Variations of that quotation appear throughout the book. A Chinese man in Senegal says of his hosts, “They just don’t learn.” Worse, he states that African politicians are mostly clueless. They can be taken advantage of in “noncompetitive deals…struck all the time between builders and local politicians.” In Liberia, another Chinese male says, “You couldn’t find ten competent people here.” Another, in Tanzania, refers to the Africans as “children.” We have seen this all before throughout the history of colonialism in Africa. Take advantage of those with lesser education, skills and worldview. Colonial greed—colonial thievery or whatever you want to call it—raped the African continent well before the recent influx of Chinese and yet, just like the Europeans in Africa, the Chinese have the audacity to refer to the Africans as the real crooks. A man in Namibia tells French, “Ninety percent of Africans are thieves.” Well, I can best that: One hundred percent of Chinese in Africa are thieves.
Yes, a few Africans are willing to defend the Chinese, hopeful that the infrastructure will be built up and, over time, the Africans will benefit.
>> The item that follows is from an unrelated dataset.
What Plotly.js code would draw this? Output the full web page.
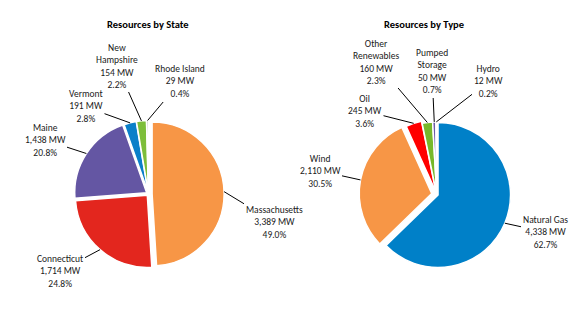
<!DOCTYPE html>
<html><head><meta charset="utf-8">
<script src="https://cdn.plot.ly/plotly-3.0.1.min.js"></script>
<style>html,body{margin:0;padding:0;background:#fff}#chart{width:579px;height:317px}</style>
</head><body><div id="chart"></div>
<script>
// ---- data ----
const stateLabels = ['Massachusetts','Connecticut','Maine','Vermont','New Hampshire','Rhode Island'];
const stateNames  = ['Massachusetts','Connecticut','Maine','Vermont','New<br>Hampshire','Rhode Island'];
const stateMW     = [3389,1714,1438,191,154,29];
const statePct    = ['49.0%','24.8%','20.8%','2.8%','2.2%','0.4%'];
const typeLabels  = ['Natural Gas','Wind','Oil','Other Renewables','Pumped Storage','Hydro'];
const typeNames   = ['Natural Gas','Wind','Oil','Other<br>Renewables','Pumped<br>Storage','Hydro'];
const typeMW      = [4338,2110,245,160,50,12];
const typePct     = ['62.7%','30.5%','3.6%','2.3%','0.7%','0.2%'];

// ---- styles / layout ----
const W = 579, H = 317;
const FONT = 'Carlito, Lato, "Open Sans", sans-serif';
const stateColors = ['#F79646','#E3261E','#6456A3','#0A7FC9','#7DBE3A','#A6A6A6'];
const typeColors  = ['#0080C8','#F79646','#FF0000','#77B82A','#6A5AA8','#F0B400'];
const statePull = [0.05,0.025,0.03,0.02,0.02,0.02];
const typePull  = [0.02,0.07,0.03,0.0,0.0,0.0];
const pies = [
  {cx:148.5, cy:194, R:72,  labels:stateLabels, names:stateNames, vals:stateMW, pct:statePct, colors:stateColors, pull:statePull,
   textPos:[[274,222],[60,271],[45,140],[86,107],[117,66],[180,82]], title:'Resources by State', tx:148},
  {cx:436.7, cy:194.4, R:72.5, labels:typeLabels, names:typeNames, vals:typeMW, pct:typePct, colors:typeColors, pull:typePull,
   textPos:[[545,232],[320,171],[365,111],[376,62],[432,72],[488,82]], title:'Resources by Type', tx:424}
];

const traces = [], annotations = [];
pies.forEach(p => {
  const maxPull = Math.max(...p.pull);
  const half = p.R * (1 + maxPull);
  traces.push({
    type:'pie', labels:p.labels, values:p.vals, sort:false, direction:'clockwise', rotation:0,
    marker:{colors:p.colors, line:{color:'#ffffff', width:1.5}}, pull:p.pull,
    textinfo:'none', hoverinfo:'label+value+percent', showlegend:false,
    domain:{x:[(p.cx-half)/W,(p.cx+half)/W], y:[(H-p.cy-half)/H,(H-p.cy+half)/H]}
  });
  const total = p.vals.reduce((a,b)=>a+b,0);
  let cum = 0;
  p.vals.forEach((v,i) => {
    const th = (cum + v/2)/total*2*Math.PI;
    cum += v;
    const r = p.R*(1+p.pull[i]);
    const hx = p.cx + r*Math.sin(th), hy = p.cy - r*Math.cos(th);
    const [tx,ty] = p.textPos[i];
    annotations.push({
      xref:'paper', yref:'paper', x:hx/W, y:1-hy/H, ax:tx-hx, ay:ty-hy,
      showarrow:true, arrowhead:0, arrowwidth:1, arrowcolor:'#000', standoff:0,
      text: p.names[i] + '<br>' + v.toLocaleString('en-US') + ' MW<br>' + p.pct[i],
      font:{family:FONT, size:9.5, color:'#1a1a1a'}, align:'center'
    });
  });
  annotations.push({xref:'paper', yref:'paper', x:p.tx/W, y:1-25/H, showarrow:false,
    text:'<b>'+p.title+'</b>', font:{family:FONT, size:10.5, color:'#000'}, xanchor:'center', yanchor:'middle'});
});

Plotly.newPlot('chart', traces, {
  width:W, height:H, margin:{l:0,r:0,t:0,b:0},
  paper_bgcolor:'#fff', plot_bgcolor:'#fff', annotations:annotations
}, {displayModeBar:false, staticPlot:true});
</script></body></html>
But by that time (far in the distant future) the continent’s natural resources may long have disappeared and the massive buildings and the roads constructed by the Chinese will long have crumbled. In many areas that French does not write about in his book, Botswana for example, that has already happened. And it is difficult to ignore this lament from an African in Mali: “We don’t like the Chinese…. We don’t want to be speaking Chinese someday.”
French provides devastating examples of environmental destruction caused by Chinese in Africa. Often, when large tracts of land are acquired for farming, or when they are building roads, the Chinese “take everything down, from the big trees to the small trees, and they don’t do any replanting. When you speak with a Chinese company, as I have with the directors of timber companies, they’ll say, ‘Our problem is not your environment. Your environment is a question for your future, not mine. Talk to me about money. I came here to make money and I have brought money to your country.”
Money still talks—especially in Africa.